El tiempo -entre cinco y diez grados y, ante todo, sin
lluvia- acompaña. La tarde e inicio de noche resulta agradable -siempre bien
abrigado- para el paseo. Y así finalizamos este día, el de la víspera de
nuestro regreso a Valencia también vía Eindhoven.
El último día es más de empaquetar y prepararse para volver
que de planificar visitas. Eso sí, no desaprovechamos la ocasión de ir a Place
Jordan, donde cada domingo se instala un mercado de comida y el lugar sobre el
que, principalmente, lleva asentado desde hace décadas Maison Antoine, el
célebre local de patatas fritas de Bruselas. Posiblemente se trate del más
afamado, siempre con cola para pedir.
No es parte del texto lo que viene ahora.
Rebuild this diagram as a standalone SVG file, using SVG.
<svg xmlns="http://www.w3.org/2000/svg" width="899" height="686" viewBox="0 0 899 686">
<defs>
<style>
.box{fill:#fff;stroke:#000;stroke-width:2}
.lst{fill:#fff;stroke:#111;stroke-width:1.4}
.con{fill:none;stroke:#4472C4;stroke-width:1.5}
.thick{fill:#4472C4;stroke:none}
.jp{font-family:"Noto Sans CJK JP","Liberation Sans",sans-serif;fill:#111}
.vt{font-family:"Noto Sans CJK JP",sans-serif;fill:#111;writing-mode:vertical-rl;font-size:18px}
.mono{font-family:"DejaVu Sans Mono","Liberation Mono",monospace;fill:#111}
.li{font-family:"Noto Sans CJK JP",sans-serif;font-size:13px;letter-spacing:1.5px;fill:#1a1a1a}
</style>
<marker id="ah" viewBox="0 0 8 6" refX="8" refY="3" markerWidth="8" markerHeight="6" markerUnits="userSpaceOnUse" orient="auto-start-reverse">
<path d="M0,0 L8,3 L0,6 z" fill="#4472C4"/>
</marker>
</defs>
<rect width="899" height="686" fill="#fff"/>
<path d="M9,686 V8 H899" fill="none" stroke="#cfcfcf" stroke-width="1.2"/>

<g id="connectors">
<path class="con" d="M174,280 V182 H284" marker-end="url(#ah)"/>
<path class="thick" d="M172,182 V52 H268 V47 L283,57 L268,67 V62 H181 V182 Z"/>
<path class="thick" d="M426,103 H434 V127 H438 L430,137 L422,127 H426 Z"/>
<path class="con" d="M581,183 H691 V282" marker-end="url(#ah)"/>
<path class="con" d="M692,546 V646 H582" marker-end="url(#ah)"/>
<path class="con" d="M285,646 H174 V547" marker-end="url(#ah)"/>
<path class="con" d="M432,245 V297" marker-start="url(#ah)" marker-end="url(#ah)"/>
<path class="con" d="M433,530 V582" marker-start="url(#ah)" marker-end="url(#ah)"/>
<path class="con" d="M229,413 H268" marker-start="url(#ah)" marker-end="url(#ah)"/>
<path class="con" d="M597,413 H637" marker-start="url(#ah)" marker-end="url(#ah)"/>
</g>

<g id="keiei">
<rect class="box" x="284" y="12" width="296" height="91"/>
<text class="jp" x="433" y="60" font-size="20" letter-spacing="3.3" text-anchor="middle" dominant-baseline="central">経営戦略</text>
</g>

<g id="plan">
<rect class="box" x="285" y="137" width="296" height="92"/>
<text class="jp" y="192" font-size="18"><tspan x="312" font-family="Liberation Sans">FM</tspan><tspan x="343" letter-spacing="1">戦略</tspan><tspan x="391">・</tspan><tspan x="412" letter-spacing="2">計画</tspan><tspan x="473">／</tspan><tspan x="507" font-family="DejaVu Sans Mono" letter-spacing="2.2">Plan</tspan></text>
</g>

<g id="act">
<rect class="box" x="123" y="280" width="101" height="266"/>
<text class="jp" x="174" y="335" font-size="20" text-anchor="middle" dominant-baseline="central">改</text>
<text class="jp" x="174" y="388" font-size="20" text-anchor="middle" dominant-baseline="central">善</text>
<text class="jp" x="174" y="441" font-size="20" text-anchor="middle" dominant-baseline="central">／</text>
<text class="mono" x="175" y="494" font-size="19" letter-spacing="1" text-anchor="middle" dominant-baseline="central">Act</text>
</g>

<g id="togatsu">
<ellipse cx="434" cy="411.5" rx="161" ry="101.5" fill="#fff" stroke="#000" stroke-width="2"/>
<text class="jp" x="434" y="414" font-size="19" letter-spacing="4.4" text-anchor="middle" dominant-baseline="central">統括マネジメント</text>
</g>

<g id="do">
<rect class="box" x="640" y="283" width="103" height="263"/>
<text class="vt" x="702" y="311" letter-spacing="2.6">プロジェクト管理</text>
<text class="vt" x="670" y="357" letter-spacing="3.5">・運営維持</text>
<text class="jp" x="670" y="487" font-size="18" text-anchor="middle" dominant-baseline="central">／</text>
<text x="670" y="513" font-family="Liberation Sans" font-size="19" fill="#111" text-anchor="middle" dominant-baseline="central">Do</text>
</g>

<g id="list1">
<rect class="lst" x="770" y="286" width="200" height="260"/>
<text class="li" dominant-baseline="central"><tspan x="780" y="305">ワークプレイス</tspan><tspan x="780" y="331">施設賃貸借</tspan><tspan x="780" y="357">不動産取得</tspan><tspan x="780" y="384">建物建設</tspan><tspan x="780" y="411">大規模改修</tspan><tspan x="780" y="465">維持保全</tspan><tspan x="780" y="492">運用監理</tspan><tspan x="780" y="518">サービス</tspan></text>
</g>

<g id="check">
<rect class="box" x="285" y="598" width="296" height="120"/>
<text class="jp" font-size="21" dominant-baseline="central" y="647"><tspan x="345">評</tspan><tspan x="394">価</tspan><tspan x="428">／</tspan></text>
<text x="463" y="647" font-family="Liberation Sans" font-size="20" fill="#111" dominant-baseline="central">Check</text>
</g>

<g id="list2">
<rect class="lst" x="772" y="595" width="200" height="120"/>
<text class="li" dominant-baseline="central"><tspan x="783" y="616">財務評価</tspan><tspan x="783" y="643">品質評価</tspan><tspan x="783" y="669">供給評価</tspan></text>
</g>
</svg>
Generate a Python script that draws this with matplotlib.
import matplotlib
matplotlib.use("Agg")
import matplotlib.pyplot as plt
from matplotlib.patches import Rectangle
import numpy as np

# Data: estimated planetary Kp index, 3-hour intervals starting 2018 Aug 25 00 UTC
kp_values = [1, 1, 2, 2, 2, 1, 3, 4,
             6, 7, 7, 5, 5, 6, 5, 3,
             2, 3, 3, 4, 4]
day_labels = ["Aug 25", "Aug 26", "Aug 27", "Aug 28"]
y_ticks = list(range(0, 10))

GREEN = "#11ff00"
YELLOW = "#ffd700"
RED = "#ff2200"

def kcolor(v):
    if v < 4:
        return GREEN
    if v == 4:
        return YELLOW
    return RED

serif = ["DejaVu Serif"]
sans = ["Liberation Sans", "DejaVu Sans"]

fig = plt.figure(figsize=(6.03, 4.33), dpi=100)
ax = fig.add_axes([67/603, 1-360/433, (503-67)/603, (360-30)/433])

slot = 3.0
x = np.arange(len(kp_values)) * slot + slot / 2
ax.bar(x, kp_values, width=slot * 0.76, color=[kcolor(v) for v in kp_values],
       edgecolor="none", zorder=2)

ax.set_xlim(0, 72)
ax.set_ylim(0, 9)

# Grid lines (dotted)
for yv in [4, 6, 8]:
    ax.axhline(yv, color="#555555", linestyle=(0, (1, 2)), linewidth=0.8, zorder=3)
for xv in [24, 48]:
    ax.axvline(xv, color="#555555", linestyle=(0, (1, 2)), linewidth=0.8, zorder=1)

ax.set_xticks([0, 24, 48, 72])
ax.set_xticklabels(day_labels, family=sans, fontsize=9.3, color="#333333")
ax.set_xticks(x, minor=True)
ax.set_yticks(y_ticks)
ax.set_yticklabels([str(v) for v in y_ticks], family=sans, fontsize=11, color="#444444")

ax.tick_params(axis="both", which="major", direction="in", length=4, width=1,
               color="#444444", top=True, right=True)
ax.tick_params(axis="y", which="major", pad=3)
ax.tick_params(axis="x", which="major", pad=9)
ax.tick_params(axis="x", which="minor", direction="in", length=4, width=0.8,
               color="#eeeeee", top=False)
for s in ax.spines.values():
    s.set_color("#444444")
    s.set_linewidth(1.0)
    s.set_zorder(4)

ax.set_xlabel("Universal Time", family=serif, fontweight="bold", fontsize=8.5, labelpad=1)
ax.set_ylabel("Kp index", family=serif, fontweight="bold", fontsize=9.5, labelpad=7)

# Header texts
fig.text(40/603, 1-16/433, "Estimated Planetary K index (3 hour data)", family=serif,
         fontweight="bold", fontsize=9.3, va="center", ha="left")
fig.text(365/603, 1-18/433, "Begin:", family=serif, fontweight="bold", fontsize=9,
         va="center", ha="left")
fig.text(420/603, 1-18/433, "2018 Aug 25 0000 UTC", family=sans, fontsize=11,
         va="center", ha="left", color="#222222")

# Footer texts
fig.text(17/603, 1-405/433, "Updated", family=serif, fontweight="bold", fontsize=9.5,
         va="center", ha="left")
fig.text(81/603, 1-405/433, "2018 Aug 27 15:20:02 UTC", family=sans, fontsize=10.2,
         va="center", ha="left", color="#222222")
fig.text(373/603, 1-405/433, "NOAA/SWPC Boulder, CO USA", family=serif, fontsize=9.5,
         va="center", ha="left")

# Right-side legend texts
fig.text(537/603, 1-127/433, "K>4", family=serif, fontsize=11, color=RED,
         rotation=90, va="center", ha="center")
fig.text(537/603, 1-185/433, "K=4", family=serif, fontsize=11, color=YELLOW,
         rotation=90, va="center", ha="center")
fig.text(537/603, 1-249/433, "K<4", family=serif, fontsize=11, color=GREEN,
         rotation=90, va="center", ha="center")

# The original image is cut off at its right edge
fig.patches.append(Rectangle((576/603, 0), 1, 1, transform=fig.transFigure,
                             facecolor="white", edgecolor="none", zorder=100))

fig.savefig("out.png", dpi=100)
Nuestra comanda es un cono grande (3,80
euros) y otro pequeño (3,20).
Nuestros anfitriones, en cuya casa en la calle Des Francs
(no confundir con la de France, junto a la estación de Midi) tan bien hemos
estado cuidados, nos trasladan con su vehículo a la parada de Flix Bus, junto a
la Gare du Nord.
Esta compañía funciona muy bien, aunque cuesta localizar el
punto de partida de cada línea, porque no es dentro de la estación, sino en una
larga avenida (Rey Alberto II en este caso), con los puntos de recogida y los
carteles de los autobuses muy poco visibles.
En dos horas (15 minutos menos de lo previsto) nos lleva a
Eindhoven. Nos deja muy cerca de la estación de autobuses. Antes de subir al
número 400 que nos conducirá en menos de 20 minutos al aeropuerto, nos
adentramos en el pasaje comercial que enlaza la estación de trenes con la de
autobuses. Para penetrar en ella tienes que pasar una tarjeta de crédito o
debito por unos tornos, aunque no te cobran. Tampoco puedes salir si no haces
lo propio con la misma tarjeta. Dos personas no pueden emplear idéntica tarjeta.
Como ocurre al subir al citado autobús de la línea 400.
También vas con tarjeta en ristre y la pasas por la máquina tanto al entrar
como al salir. Tampoco puedes pagar por una segunda persona con la misma
tarjeta. Y así llegamos hasta el aeropuerto de Eindhoven para subir al vuelo
con destino a Valencia de las 19,55.